Every subsequent vision in the book is a variation on this theme. The powers of evil rage. The suffering of God's people is real. But the outcome is not in doubt. The Lamb has conquered. The victory has been won, not through military might, but through suffering love. And the entire cosmos is moving toward its consummation in the new creation — a restored world where God dwells with his people, where death and tears and pain are no more.
Preach this center, and Revelation becomes a book of profound hope rather than a catalogue of horrors.
How to Structure Revelation Preaching
There are several viable approaches to preaching Revelation as a series:
The canonical approach: Preach through the book in order, devoting one or two sermons to each major section. This takes congregations through the full arc of the book and is the most comprehensive option. Budget twelve to twenty sermons depending on depth.
The thematic approach: Identify Revelation's major theological themes — the sovereignty of God, the Lordship of Christ, the nature of evil, the call to persevere, the promise of new creation — and preach each theme as a sermon that draws on relevant passages throughout the book. This is more accessible for congregations with less biblical background.
The pastoral approach: Identify the seven letters to the seven churches (chapters 2–3) as a focused series. These are the most directly pastoral and the most accessible section of Revelation, and they address issues — false teaching, spiritual complacency, cultural compromise, persecution — that are immediately relevant to contemporary congregations.
Practical Preaching Guidelines
Spend more time on what Revelation meant before you spend time on what it means. Your congregation has probably been marinated in popular eschatology that reads Revelation as a prediction of current events. Before you can build on a solid interpretive foundation, you may need to clear away some incorrect assumptions.
Do not pretend there is no interpretive complexity. There are genuine, significant disagreements among faithful, thoughtful interpreters of Revelation — about the millennium, the tribulation, the nature of the new creation. Acknowledge these honestly. You do not need to resolve all of them to preach the book's central message.
Let the imagery do its work. Revelation is full of images that are meant to produce a visceral response — awe, wonder, comfort, warning.

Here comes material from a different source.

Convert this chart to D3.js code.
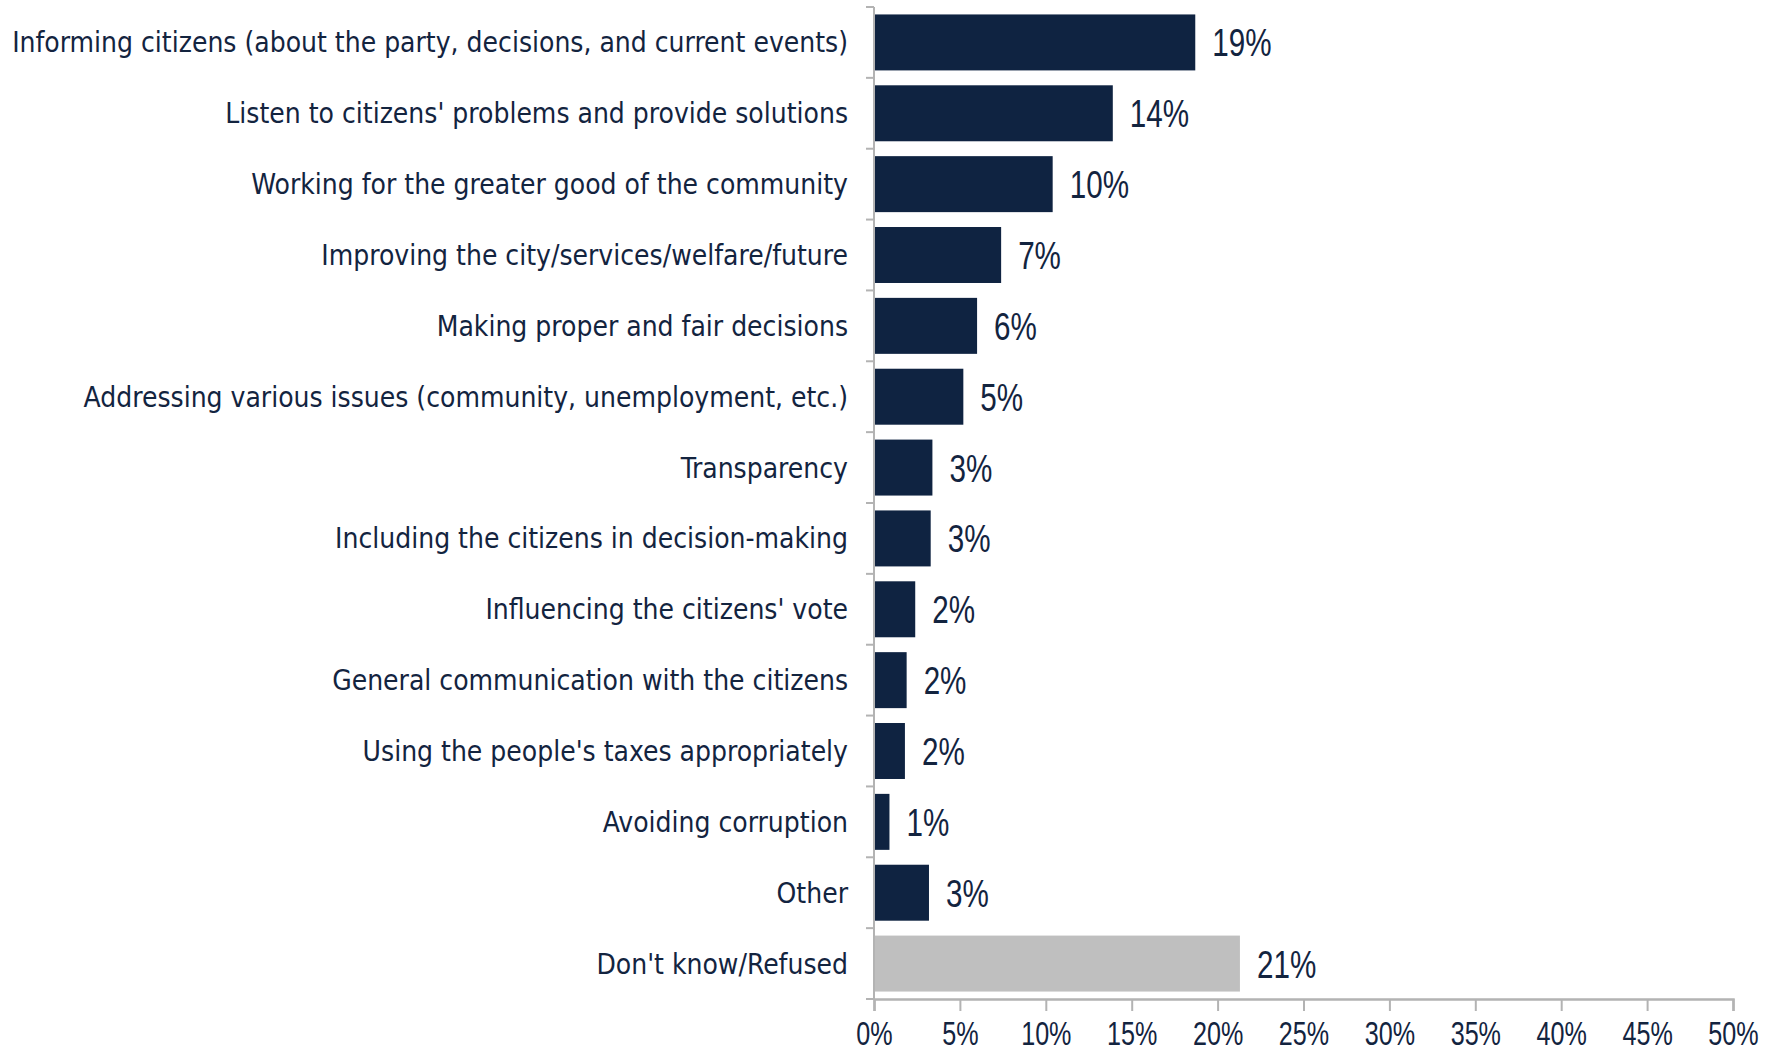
<!DOCTYPE html>
<html>
<head>
<meta charset="utf-8">
<script src="https://cdn.jsdelivr.net/npm/d3@7"></script>
<style>
  html, body { margin: 0; padding: 0; background: #ffffff; }
  svg { display: block; }
</style>
</head>
<body>
<svg id="chart" width="1777" height="1054"></svg>
<script>
const categories = [
  "Informing citizens (about the party, decisions, and current events)",
  "Listen to citizens' problems and provide solutions",
  "Working for the greater good of the community",
  "Improving the city/services/welfare/future",
  "Making proper and fair decisions",
  "Addressing various issues (community, unemployment, etc.)",
  "Transparency",
  "Including the citizens in decision-making",
  "Influencing the citizens' vote",
  "General communication with the citizens",
  "Using the people's taxes appropriately",
  "Avoiding corruption",
  "Other",
  "Don't know/Refused"
];
const values = [18.7, 13.9, 10.4, 7.4, 6.0, 5.2, 3.4, 3.3, 2.4, 1.9, 1.8, 0.9, 3.2, 21.3];
const valueLabels = ["19%", "14%", "10%", "7%", "6%", "5%", "3%", "3%", "2%", "2%", "2%", "1%", "3%", "21%"];
const xTicks = [0, 5, 10, 15, 20, 25, 30, 35, 40, 45, 50];
const grayCategory = "Don't know/Refused";

const navy = "#0f2341";
const gray = "#bfbfbf";
const axisColor = "#b3b3b3";
const textColor = "#13243f";
const numFont = "'Liberation Sans', Arial, sans-serif";
const condense = 0.76;

const svg = d3.select("#chart");
const margin = { left: 874, right: 1777 - 1733, top: 7, bottom: 1054 - 999 };
const W = 1777, H = 1054;

const x = d3.scaleLinear().domain([0, 50]).range([margin.left, W - margin.right]);
const y = d3.scaleBand().domain(categories).range([margin.top, H - margin.bottom]).paddingInner(0.21).paddingOuter(0.105);

const data = categories.map((c, i) => ({ c, v: values[i], label: valueLabels[i] }));

// bars
svg.append("g").selectAll("rect").data(data).join("rect")
  .attr("x", x(0) + 1)
  .attr("y", d => y(d.c))
  .attr("width", d => x(d.v) - x(0) - 1)
  .attr("height", y.bandwidth())
  .attr("fill", d => d.c === grayCategory ? gray : navy);

// value labels (condensed horizontally)
svg.append("g").selectAll("text").data(data).join("text")
  .attr("transform", d => `translate(${x(d.v) + 17},${y(d.c) + y.bandwidth() / 2}) scale(${condense},1)`)
  .attr("dy", "0.36em")
  .attr("font-family", numFont)
  .attr("font-size", 39)
  .attr("fill", textColor)
  .text(d => d.label);

// y axis: line and ticks at band boundaries
const yAxisG = svg.append("g");
yAxisG.append("line")
  .attr("x1", x(0)).attr("x2", x(0))
  .attr("y1", margin.top).attr("y2", H - margin.bottom)
  .attr("stroke", axisColor).attr("stroke-width", 2);
const boundaries = d3.range(categories.length + 1).map(i => margin.top + i * ((H - margin.bottom - margin.top) / categories.length));
yAxisG.selectAll("line.t").data(boundaries).join("line")
  .attr("class", "t")
  .attr("x1", x(0) - 8).attr("x2", x(0))
  .attr("y1", d => d).attr("y2", d => d)
  .attr("stroke", axisColor).attr("stroke-width", 2);

// category labels
const labelG = svg.append("g").selectAll("text").data(data).join("text")
  .attr("x", x(0) - 26)
  .attr("y", d => y(d.c) + y.bandwidth() / 2)
  .attr("dy", "0.36em")
  .attr("text-anchor", "end")
  .attr("font-family", "'DejaVu Sans Condensed', 'DejaVu Sans', sans-serif")
  .attr("font-size", 24)
  .attr("fill", textColor)
  .text(d => d.c);
let maxW = 0;
labelG.each(function () { maxW = Math.max(maxW, this.getComputedTextLength()); });
labelG.attr("font-size", 24 * 836 / maxW);

// x axis
const xAxis = d3.axisBottom(x).tickValues(xTicks).tickFormat(d => d + "%").tickSize(12).tickPadding(10);
const xg = svg.append("g").attr("transform", `translate(0,${H - margin.bottom})`).call(xAxis);
xg.select(".domain").attr("stroke", axisColor).attr("stroke-width", 2.5);
xg.selectAll(".tick line").attr("stroke", axisColor).attr("stroke-width", 2);
xg.selectAll(".tick text")
  .attr("font-family", numFont)
  .attr("font-size", 34)
  .attr("transform", `scale(${condense - 0.02},1)`)
  .attr("fill", textColor);
</script>
</body>
</html>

Do not domesticate the imagery too quickly by rushing to its "meaning." Read passages dramatically. Allow the congregation to sit with the image before you explain it.
Keep returning to the Lamb. Every major section of Revelation culminates in a vision of worship centered on Christ. Your sermons should do the same.
GoRhema can help you map the structure of Revelation and track the major interpretive options across the series, so you can preach with confidence rather than confusion.
The Gift of Revelation to Suffering People
Revelation was written for people who were afraid — who faced real consequences for their faith, who wondered whether their allegiance to Jesus was worth the cost, who needed to know whether the story they were living in was going to end well.
Your congregation may not face imperial persecution, but they face their own versions of pressure, fear, and the seductive appeal of worldly systems. They need the same word the seven churches needed: the Lamb is on the throne. History is in his hands. Hold on. Do not compromise. The ending has already been written.
That is not a message of fear. It is the most radical hope available. Preach it that way.